Well ... not really (click on the image to see full-size version). I even opened up the aperture to f/1.4 to accentuate the differences in the photosite apertures. Just to show you something, here is a rendering using a highly astigmatic photosite aperture (a rectangle that is 0.01 times the photosite pitch in height, but one times the pitch wide):
USAF1951-style chart, f/1.4, 2% fill-factor thin rectangular photosite aperture
Note that this is basically point-sampling in the vertical direction, but box-sampling in the horizontal direction. This shows up as rather severe aliasing (jaggies) in the vertical direction.

In the real real world

So how do these simulated MTF curves compare to actual measured MTF curves? In a previous post I described the method I used to capture the MTF of a Nikon D40 camera with a sharp lens set to an aperture of f/4. Here is a comparison of the simulated MTF curves to the empirically measured MTF curve.

Nikon D40 at f/4
At first glance it might seem that the 100% fill-factor square photosite aperture simulation is marginally closer to the measured curve, but keep in mind that these simulations were both performed with an OLPF split factor of 0.375. This value of 0.375 was determined by trial and error using the 100% fill-factor photosite simulation --- it is likely that the optimal OLPF split factor for the rounded-square photosite aperture model is different. In fact, I would expect a slightly larger value, say around 0.38 or 0.385 to perform better, purely on the difference in fill factor (100% vs ~90%) between the two simulations.
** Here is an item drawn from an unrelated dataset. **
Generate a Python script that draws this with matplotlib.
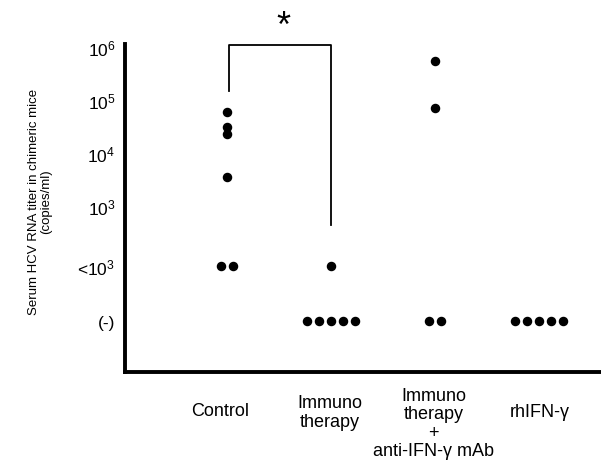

So yes, you could say I am lazy for not optimizing the OLPF split factor for the rounded-square photosite aperture model right now, but I do not feel comfortable doing any sort of quantitative comparison between the models with only one empirical sample at hand (one measured D40 MTF curve). Until such time as I have sufficient data to perform a proper optimization and evaluation of the models, I will leave it at the following statement: it certainly appears that the rounded-square model is a viable approximation of the photosite aperture of the D40.